First a quote from the NIST page on recent Bose-Einstein Condensate experiments: ” Working at JILA, physicist Carl Wieman's [pronounced wy-man] team has explored tuning the self-interaction of atoms in a BEC. By making a BEC in a particular isotope of rubidium, rubidium-85, and then changing the magnetic field in which the BEC is sitting, the team is able to adjust the wavefunction's self-interaction between repulsion and attraction. If the self-interaction is repulsive, all the parts of the wavefunction push each other away. If it is attractive, they all pull towards each other, like gravity. Achieving a pure BEC in rubidium-85 required the cloud of atoms to be cooled to about 3 billionths of a degree above absolute zero, the lowest temperature ever achieved. Making the self-interaction mildly repulsive causes the condensate to swell up in a controlled manner, as predicted by theory. However, when the magnetic field is adjusted to make the interaction attractive, dramatic and very unexpected effects are observed. The condensate first shrinks as expected, but rather than gradually clumping together in a mass, there is instead a sudden explosion of atoms outward. This "explosion," which actually corresponds to a tiny amount of energy by normal standards, continues for a few thousandths of a second. Left behind is a small cold remnant condensate surrounded by the expanding gas of the explosion. About half the original atoms in the condensate seem to have vanished in that they are not seen in either the remnant or the expanding gas cloud.” They change the properties of the magnetic field trapping the BEC, but how does that affect the forces present in between the constituent atoms? Do they simply tune the field so that it cancels out repulsive forces by destructively interfering with them? Can this only be done with BEC’s because of the uniformity of the wavefunction the atoms collapsed to? Does it mean that the virtual force-carrier particles of each field (van der Waal?) interfere with each other and cancels out? What happens to the energy then, or does it simply revert to the ground zero point energy? What do they mean when they say that “this procedure caused the BEC to implode and shrink beyond detection”?

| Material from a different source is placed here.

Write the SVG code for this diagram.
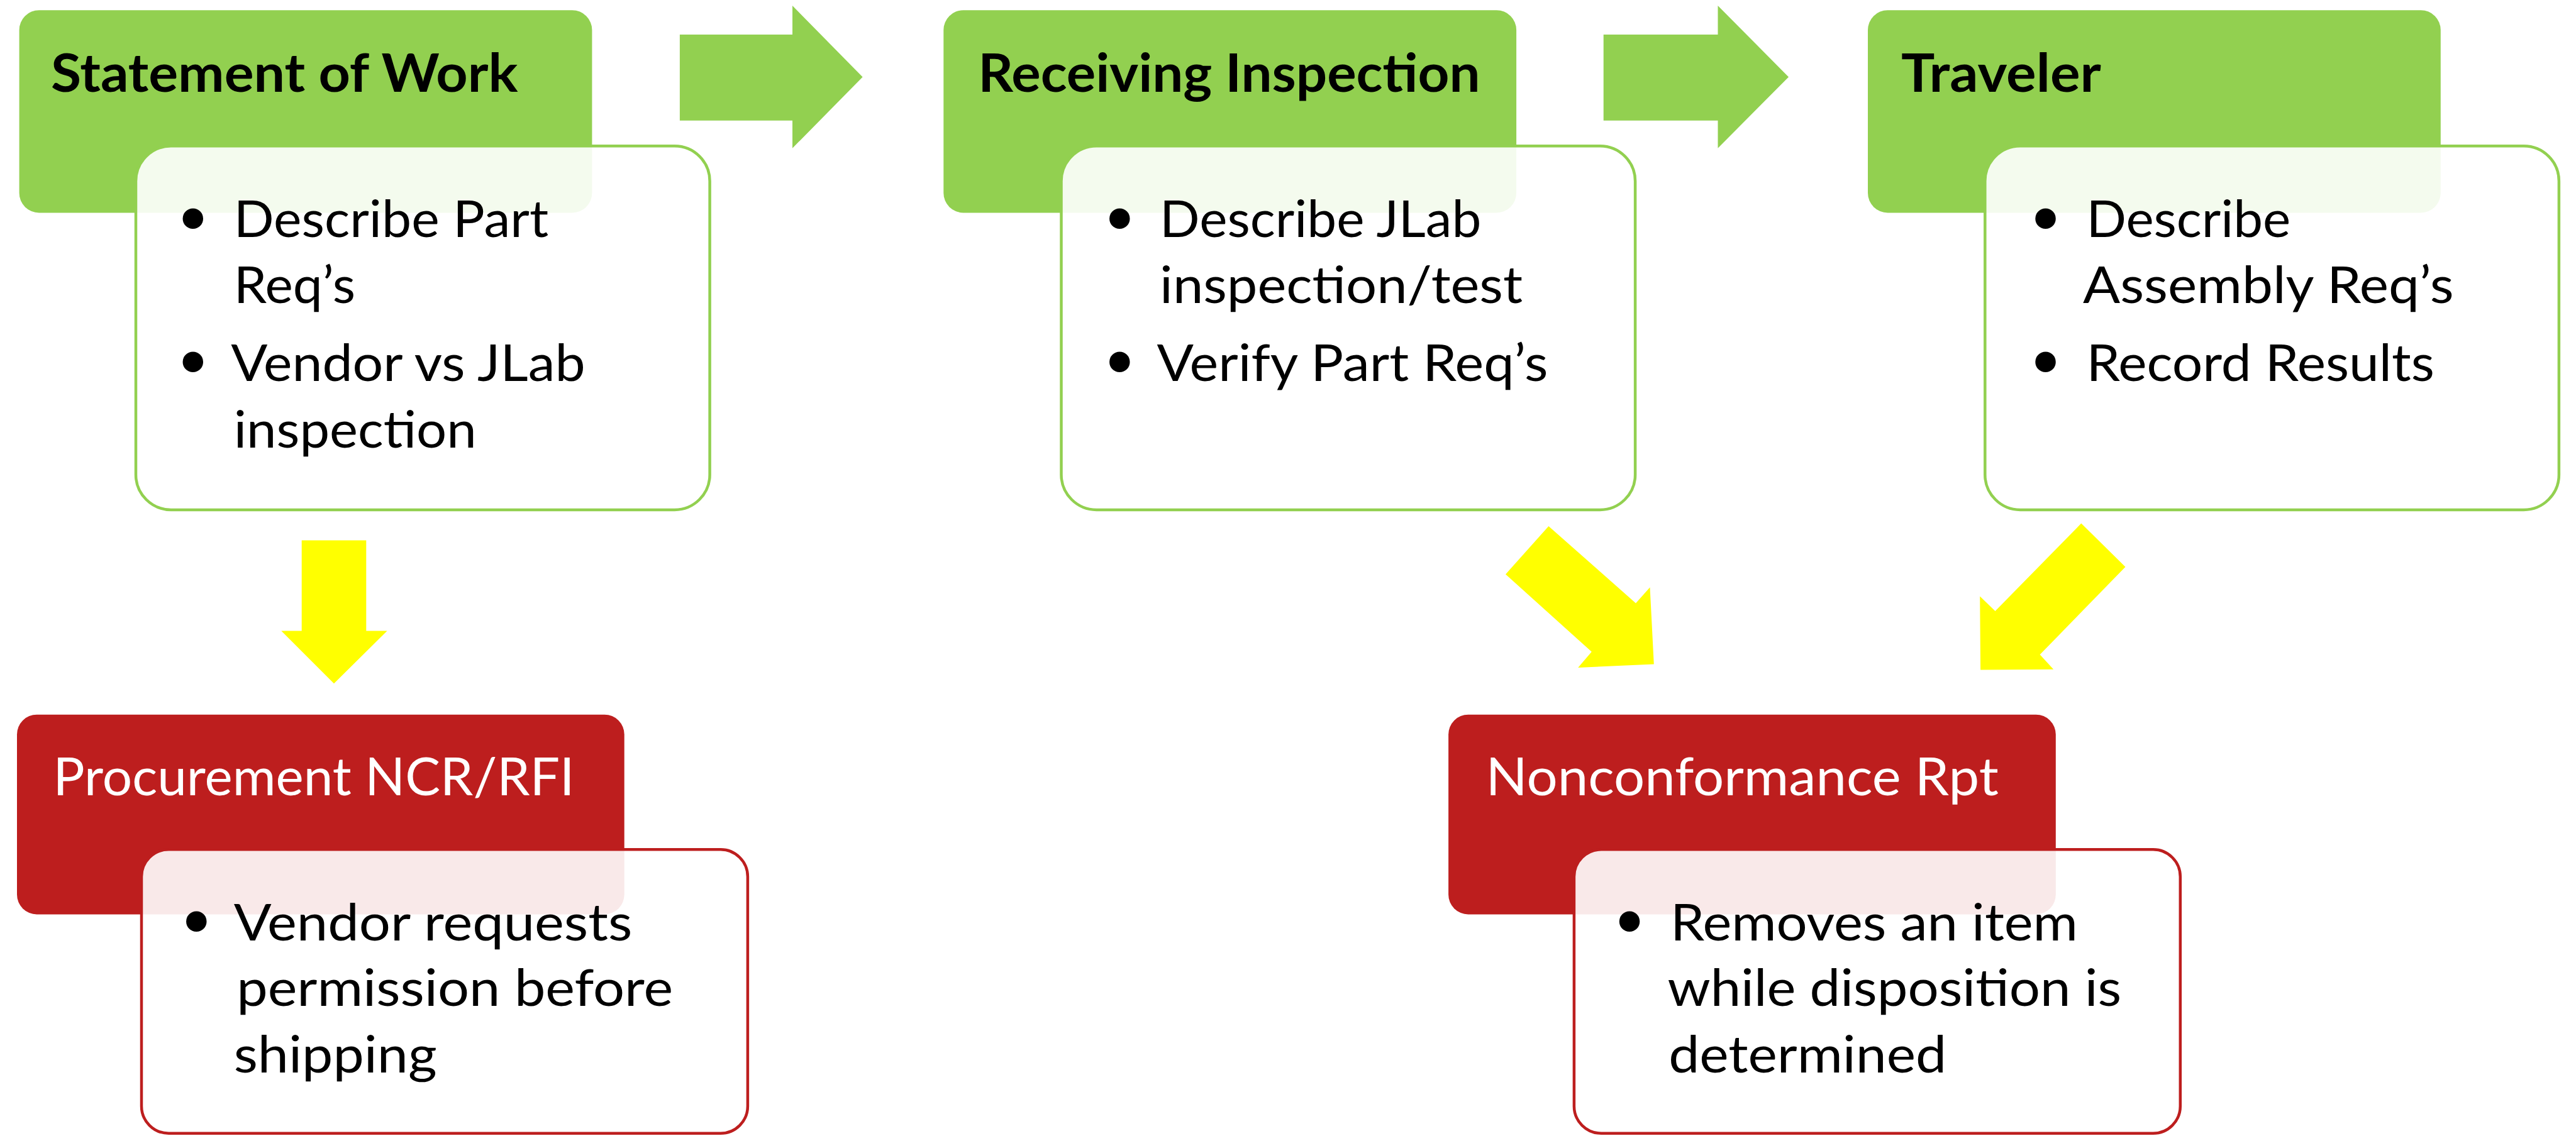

New Science, you can't call your philosophical musings a theory. It has none of the requirements. You make a variety of claims, with no supporting evidence or even logic, and then build on them with still more assumptive claims. Did you think you'd be taken seriously? And don't start mumbling about "narrow-mindedness" and "power science" and other pseudoscientist fodder please.

Your ideas have a few similarities to the ideas I posted on this and other sites in the past, i.e. particles being quantized waves themselves and some others. One thing you do not address is that these waves of yours need a medium that you attribute to the generic thought of "space-time", but hint at some form of aether instead. Do you have any ideas about the nature of this medium?